The 20-year-old is no stranger to the LBC, growing up in the Patterson Child Development Center, Minnie Gant Elementary and the historic “Funk House,” Long Beach Polytechnic High School.

McDonald has developed a true connection and devotion to the city, and chokes up when she speaks about what the city means to her.

I want to be able to be that alum that’s financially able to give back and supports her community as much as her community supported her.”

— Imani McDonald

“I have a love for Long Beach like no other, LB runs in my blood,” McDonald said. “Although it’s not necessarily black and gold, it’s more green and gold because my high school ties are so true to me, but there’s definitely gold in there and there always will be.”

McDonald is not the average goalie on the pitch. She can be heard from all parts of George Allen Field encouraging, inspiring and shifting her teammates on the defensive side.
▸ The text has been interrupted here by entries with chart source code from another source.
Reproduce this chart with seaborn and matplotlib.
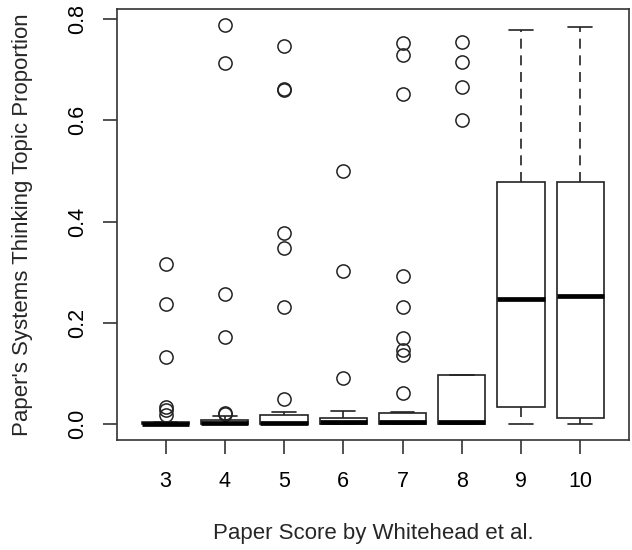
import pandas as pd
import matplotlib
matplotlib.use("Agg")
import matplotlib.pyplot as plt
import seaborn as sns

# topic proportion per paper, grouped by paper score
scores = ["3", "4", "5", "6", "7", "8", "9", "10"]

score_3 = [0.0] * 9 + [0.001, 0.001, 0.001, 0.001,
                       0.002, 0.002, 0.003, 0.003, 0.004, 0.004,
                       0.018, 0.028, 0.034, 0.132, 0.237, 0.316]
score_4 = [0.0] * 11 + [0.001, 0.001, 0.002, 0.002,
                        0.003, 0.003, 0.004, 0.004, 0.005, 0.006, 0.007,
                        0.016,
                        0.019, 0.022, 0.172, 0.257, 0.714, 0.789]
score_5 = [0.0] * 12 + [0.001, 0.001, 0.001, 0.002, 0.002,
                        0.003, 0.004, 0.005, 0.007, 0.009, 0.012, 0.015, 0.018,
                        0.024,
                        0.050, 0.232, 0.347, 0.378, 0.660, 0.662, 0.748]
score_6 = [0.0] * 6 + [0.001, 0.002, 0.003,
                       0.005, 0.007, 0.009, 0.012,
                       0.026,
                       0.091, 0.303, 0.500]
score_7 = [0.0] * 15 + [0.001, 0.001, 0.002, 0.002, 0.003, 0.003,
                        0.004, 0.005, 0.006, 0.008, 0.010, 0.012, 0.014, 0.017, 0.020, 0.022,
                        0.024,
                        0.061, 0.136, 0.146, 0.170, 0.231, 0.293, 0.652, 0.730, 0.753]
score_8 = [0.0] * 5 + [0.001, 0.002, 0.002, 0.003,
                       0.010, 0.040, 0.080, 0.097,
                       0.600, 0.666, 0.716, 0.754]
score_9 = [0.0, 0.033, 0.247, 0.479, 0.779]
score_10 = [0.0, 0.012, 0.253, 0.479, 0.785]

groups = [score_3, score_4, score_5, score_6, score_7, score_8, score_9, score_10]
rows = []
for s, vals in zip(scores, groups):
    for v in vals:
        rows.append({"score": s, "prop": v})
df = pd.DataFrame(rows)

sns.set_style("white")
plt.rcParams["font.family"] = ["Liberation Sans", "DejaVu Sans"]

line_col = "#222222"
fig, ax = plt.subplots(figsize=(6.32, 5.5), dpi=100)
fig.subplots_adjust(left=0.185, right=0.995, top=0.984, bottom=0.2)

sns.boxplot(data=df, x="score", y="prop", order=scores, ax=ax,
            color="white", linecolor=line_col, linewidth=1.2, width=0.8,
            whis=1.5, fliersize=9.5,
            medianprops=dict(linewidth=3.4, color="black"),
            whiskerprops=dict(linestyle=(0, (6, 4))),
            capprops=dict(linestyle="-"),
            flierprops=dict(marker="o", markerfacecolor="none",
                            markeredgecolor=line_col, markeredgewidth=1.1))

ax.set_xlim(-0.82, 7.82)
ax.set_ylim(-0.0316, 0.8206)
ax.set_yticks([0.0, 0.2, 0.4, 0.6, 0.8])
ax.set_yticklabels(["0.0", "0.2", "0.4", "0.6", "0.8"], rotation=90, va="center")

ax.tick_params(bottom=True, left=True, direction="out", length=10, width=1.1,
               color=line_col, labelsize=15.5, labelcolor="black")
ax.tick_params(axis="x", pad=12)
ax.tick_params(axis="y", pad=11)

for sp in ax.spines.values():
    sp.set_visible(True)
    sp.set_color("#333333")
    sp.set_linewidth(1.2)

ax.set_xlabel("Paper Score by Whitehead et al.", fontsize=16, labelpad=23)
ax.set_ylabel("Paper's Systems Thinking Topic Proportion", fontsize=16, labelpad=24)

plt.savefig("out.png", dpi=100)
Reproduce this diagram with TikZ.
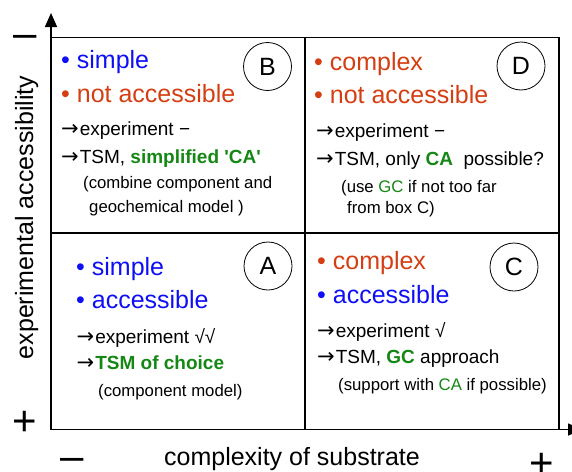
\documentclass[tikz,border=0pt]{standalone}
\usepackage{fontspec}
\newfontfamily\lsans{Liberation Sans}
\newfontfamily\arrfont{DejaVu Sans}
\newcommand\rarr{{\arrfont\fontsize{21}{24}\selectfont →}\kern1pt}
\usetikzlibrary{arrows.meta}
\definecolor{cblue}{RGB}{15,15,245}
\definecolor{cred}{RGB}{212,62,18}
\definecolor{cgreen}{RGB}{20,135,20}
\begin{document}
\begin{tikzpicture}[x=1pt,y=-1pt,
  big/.style={font=\lsans\fontsize{25}{30}\selectfont, inner sep=0pt, anchor=base west},
  mid/.style={font=\lsans\fontsize{19}{23}\selectfont, inner sep=0pt, anchor=base west},
  small/.style={font=\lsans\fontsize{16.75}{20}\selectfont, inner sep=0pt, anchor=base west},
  sign/.style={font=\lsans\fontsize{42}{48}\selectfont, inner sep=0pt, anchor=base},
  lab/.style={font=\lsans\fontsize{25}{30}\selectfont, inner sep=0pt, anchor=base},
  tag/.style={draw, circle, line width=0.8pt, minimum size=48pt, inner sep=0pt, font=\lsans\fontsize{25}{30}\selectfont},
  gridline/.style={line width=1.1pt},
  axis/.style={line width=1.6pt, -{Triangle[width=12pt,length=14pt]}}
]
\useasboundingbox (0,0) rectangle (572,471);
% frame coordinates
\coordinate (o) at (51,429.5);
\coordinate (ytip) at (51,13);
\coordinate (xtip) at (582,429.5);
\coordinate (tl) at (51,37.5);
\coordinate (tr) at (559,37.5);
\coordinate (br) at (559,429.5);
\coordinate (tm) at (305,37.5);
\coordinate (bm) at (305,429.5);
\coordinate (ml) at (51,233);
\coordinate (mr) at (559,233);
\draw[gridline] (tl) -- (tr) -- (br);
\draw[gridline] (tm) -- (bm);
\draw[gridline] (ml) -- (mr);
\draw[axis] (o) -- (ytip);
\draw[axis] (o) -- (xtip);

% axis signs and labels
\node[sign] (ymin) at (25,47.6) {–};
\node[sign] (yplus) at (25,435.8) {+};
\node[sign] (xmin) at (72.5,470.6) {\smash{–}};
\node[sign] (xplus) at (542,477.8) {\smash{+}};
\node[lab, rotate=90] (ylab) at (33,217.5) {experimental accessibility};
\node[lab] (xlab) at (292,465) {complexity of substrate};

% Box B
\node[big, text=cblue] (b1) at (61,68) {• simple};
\node[big, text=cred] (b2) at (61,102) {• not accessible};
\node[mid] (b3) at (61,135) {\rarr experiment −};
\node[mid] (b4) at (61,163) {\rarr TSM, \textcolor{cgreen}{\bfseries simplified 'CA'}};
\node[small] (b5) at (83,188) {(combine component and};
\node[small] (b6) at (89,212) {geochemical model )};
\node[tag] (B) at (267.5,66.5) {B};

% Box D
\node[big, text=cred] (d1) at (314,70) {• complex};
\node[big, text=cred] (d2) at (314,103) {• not accessible};
\node[mid] (d3) at (316,137) {\rarr experiment −};
\node[mid] (d4) at (316,165) {\rarr TSM, only \textcolor{cgreen}{\bfseries CA}\ \ possible?};
\node[small] (d5) at (341,192) {(use \textcolor{cgreen}{GC} if not too far};
\node[small] (d6) at (347,213) {from box C)};
\node[tag] (D) at (521,66) {D};

% Box A
\node[big, text=cblue] (a1) at (76,275) {• simple};
\node[big, text=cblue] (a2) at (76,308) {• accessible};
\node[mid] (a3) at (76.5,343) {\rarr experiment √√};
\node[mid] (a4) at (76.5,369) {\rarr\textcolor{cgreen}{\bfseries TSM of choice}};
\node[small] (a5) at (98,396) {(component model)};
\node[tag] (A) at (268,266) {A};

% Box C
\node[big, text=cred] (c1) at (317,269) {• complex};
\node[big, text=cblue] (c2) at (317,303) {• accessible};
\node[mid] (c3) at (317,337) {\rarr experiment √};
\node[mid] (c4) at (317,363) {\rarr TSM, \textcolor{cgreen}{\bfseries GC} approach};
\node[small] (c5) at (338,390) {(support with \textcolor{cgreen}{CA} if possible)};
\node[tag] (C) at (514,267) {C};
\end{tikzpicture}
\end{document}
After practice, she walks over with a busted lip and a dusty shirt, and talks about her commitment to her city.

While her loyalty between both schools is up for grabs, there is no uncertainty that McDonald has kept a balance of excellence both on the field and in the classroom.

This past summer, McDonald earned the Big West Service and Leadership award. Six Big West student-athletes were chosen for the award, and recipients were honored by being among “those who best engage with other student-athletes, and are involved with their campus community and the community surrounding their institution,” according to the Big West’s website.

McDonald not only prides herself on being the head of the 49ers defense, but also someone who leads by example, locally and internationally. A nine-day trip to Panama in late May opened her eyes about how much of a passion she has for helping others and what she wants to do in the future. The trip was a partnership between Long Beach State and Courts for Kids, a nonprofit organization that prides itself on cultural exchange and building multi-use courts for children around the world.

“I grew as a person, as a teammate. It made me so much more grateful for what we have here,” McDonald said. “I’m a middle class girl, never had a bunch of money, but these people were so willing.”

McDonald went on to talk about the generosity of the Panamanian locals, even while most live in what would be considered severe poverty in the U.S. She got a glance into the local’s daily lives when she ran out of clean clothes in the blistering tropics of Valle Rico, Panama.

“I did laundry the Panamanian way and absolutely loved it. It was a lot more work, it wasn’t just throwing [stuff] in the washer,” McDonald said.

Laundry the “Panamanian way” is much more rugged and gritty than what most people do in the U.S. The process includes soaking the clothes, scrubbing them with powder detergent on the concrete ground and rinsing. The hardest part is the last step, as hang drying comes with the risk of garments being ruined by rain in the country’s humid, maritime climate.

Like most people who’ve experienced trips around the world, new perspectives were opened up for McDonald. She came back to the Beach with new thoughts, ideas and reflections. but inspire her to give back more to the Long Beach community.

“My only thing is that I want to make my community proud,” McDonald said. “I want to be able to be that alum that’s financially able to give back and supports her community as much as her community supported her.” 

McDonald is also an executive for the Student Athlete Advisory Committee on campus and an ASI senator, elected to represent student-athletes at the university level.

“I’ve always been a talker but I think [the SAAC and ASI] helped me on the organizational front,” McDonald said. “When I have to organize a defense it’s similar to organizing an event, even though it is a little more fast-paced.”

As Big West conference play begins Thursday, McDonald hopes to lead the 49ers to the NCAA tournament during her last season.

“I’ve been playing soccer for 17 years and it’s coming to an end,” McDonald said. “My biggest thing is going out with a bang, making sure I play for my other seniors and just making sure we’re all on the same page. Hopefully we’ll go dancing.”

Whether or not Long Beach will be dancing into the NCAA Tournament, McDonald has left her mark on the women’s soccer program, the campus and the community.